DATA EXCERPT:
* * * *

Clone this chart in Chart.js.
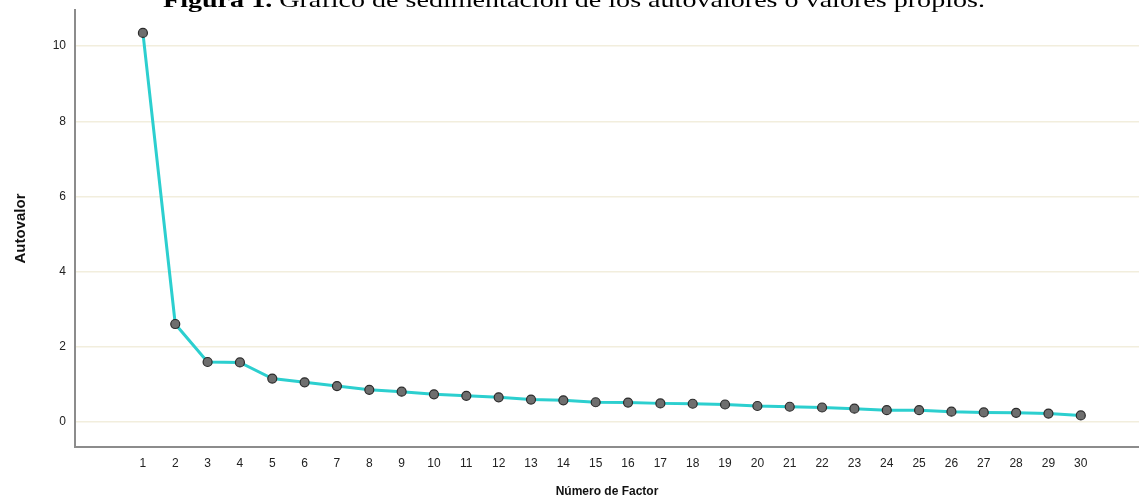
<!DOCTYPE html>
<html lang="es">
<head>
    <meta charset="UTF-8">
    <title>Gráfico de sedimentación</title>
    <script src="https://cdn.jsdelivr.net/npm/chart.js"></script>
    <style>
        html, body { margin: 0; padding: 0; background: #fff; overflow: hidden; }
        #wrap { width: 1139px; height: 499px; position: relative; }
    </style>
</head>
<body>
    <div id="wrap"><canvas id="myChart"></canvas></div>

    <script>
        // datos
        const factores = [1, 2, 3, 4, 5, 6, 7, 8, 9, 10, 11, 12, 13, 14, 15,
                          16, 17, 18, 19, 20, 21, 22, 23, 24, 25, 26, 27, 28, 29, 30];
        const autovalores = [10.35, 2.61, 1.60, 1.59, 1.16, 1.06, 0.96, 0.86, 0.81, 0.74,
                             0.70, 0.66, 0.60, 0.58, 0.53, 0.52, 0.50, 0.49, 0.47, 0.43,
                             0.41, 0.39, 0.36, 0.32, 0.32, 0.28, 0.26, 0.25, 0.23, 0.18];
        const yTicks = [0, 2, 4, 6, 8, 10];

        const tituloBold = 'Figura 1.';
        const tituloResto = ' Gráfico de sedimentación de los autovalores o valores propios.';

        // titulo de la figura (recortado arriba como en el original)
        const figTitle = {
            id: 'figTitle',
            afterDraw(chart) {
                const ctx = chart.ctx;
                ctx.save();
                ctx.textBaseline = 'alphabetic';
                ctx.fillStyle = '#000';
                ctx.font = 'bold 21px "Liberation Serif"';
                const w1 = ctx.measureText(tituloBold).width;
                ctx.font = '21px "Liberation Serif"';
                const w2 = ctx.measureText(tituloResto).width;
                const total = 822;
                const sx = total / (w1 + w2);
                ctx.translate(163, 7);
                ctx.scale(sx, 1);
                ctx.font = 'bold 21px "Liberation Serif"';
                ctx.fillText(tituloBold, 0, 0);
                ctx.font = '21px "Liberation Serif"';
                ctx.fillText(tituloResto, w1, 0);
                ctx.restore();
            }
        };

        const points = factores.map((f, i) => ({ x: f, y: autovalores[i] }));

        new Chart(document.getElementById('myChart').getContext('2d'), {
            type: 'line',
            data: {
                datasets: [{
                    label: 'Autovalor',
                    data: points,
                    borderColor: '#2ccfcf',
                    borderWidth: 3,
                    tension: 0,
                    pointRadius: 4.5,
                    pointBackgroundColor: '#6e6e6e',
                    pointBorderColor: '#2b2b2b',
                    pointBorderWidth: 1.2
                }]
            },
            options: {
                responsive: true,
                maintainAspectRatio: false,
                animation: false,
                layout: { autoPadding: false, padding: { top: 10, right: 0, left: 0, bottom: 0 } },
                plugins: {
                    legend: { display: false },
                    tooltip: { enabled: false }
                },
                scales: {
                    x: {
                        type: 'linear',
                        min: -1.1,
                        max: 31.8,
                        afterBuildTicks: (axis) => {
                            axis.ticks = factores.map(v => ({ value: v }));
                        },
                        afterFit: (axis) => {
                            axis.height = 52;
                            axis.paddingLeft = 0;
                            axis.paddingRight = 0;
                        },
                        grid: { display: false, drawTicks: false },
                        border: { color: '#8c8c8c', width: 2 },
                        ticks: {
                            color: '#222',
                            font: { family: 'Liberation Sans', size: 12 },
                            padding: 9,
                            maxRotation: 0,
                            autoSkip: false
                        },
                        title: {
                            display: true,
                            text: 'Número de Factor',
                            color: '#111',
                            font: { family: 'Liberation Sans', size: 12, weight: 'bold' },
                            padding: { top: 16, bottom: 0 }
                        }
                    },
                    y: {
                        min: -0.66,
                        max: 10.96,
                        afterBuildTicks: (axis) => {
                            axis.ticks = yTicks.map(v => ({ value: v }));
                        },
                        afterFit: (axis) => {
                            axis.width = 75;
                            axis.paddingTop = 0;
                            axis.paddingBottom = 0;
                        },
                        grid: { color: '#f2eedd', lineWidth: 1.5, drawTicks: false },
                        border: { color: '#8c8c8c', width: 2 },
                        ticks: {
                            color: '#222',
                            font: { family: 'Liberation Sans', size: 12 },
                            padding: 9
                        },
                        title: {
                            display: true,
                            text: 'Autovalor',
                            color: '#111',
                            font: { family: 'Liberation Sans', size: 15, weight: 'bold' },
                            padding: { top: 12, bottom: 0 }
                        }
                    }
                }
            },
            plugins: [figTitle]
        });
    </script>
</body>
</html>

* * * *

DIRECTIVE: Leave the pictures out and please restate exactly the lines running from the start of the material through the one with "const tituloResto = '".

EXERCISE OUTPUT:
Clone this chart in Chart.js.
<!DOCTYPE html>
<html lang="es">
<head>
    <meta charset="UTF-8">
    <title>Gráfico de sedimentación</title>
    <script src="https://cdn.jsdelivr.net/npm/chart.js"></script>
    <style>
        html, body { margin: 0; padding: 0; background: #fff; overflow: hidden; }
        #wrap { width: 1139px; height: 499px; position: relative; }
    </style>
</head>
<body>
    <div id="wrap"><canvas id="myChart"></canvas></div>

    <script>
        // datos
        const factores = [1, 2, 3, 4, 5, 6, 7, 8, 9, 10, 11, 12, 13, 14, 15,
                          16, 17, 18, 19, 20, 21, 22, 23, 24, 25, 26, 27, 28, 29, 30];
        const autovalores = [10.35, 2.61, 1.60, 1.59, 1.16, 1.06, 0.96, 0.86, 0.81, 0.74,
                             0.70, 0.66, 0.60, 0.58, 0.53, 0.52, 0.50, 0.49, 0.47, 0.43,
                             0.41, 0.39, 0.36, 0.32, 0.32, 0.28, 0.26, 0.25, 0.23, 0.18];
        const yTicks = [0, 2, 4, 6, 8, 10];

        const tituloBold = 'Figura 1.';
        const tituloResto = ' Gráfico de sedimentación de los autovalores o valores propios.';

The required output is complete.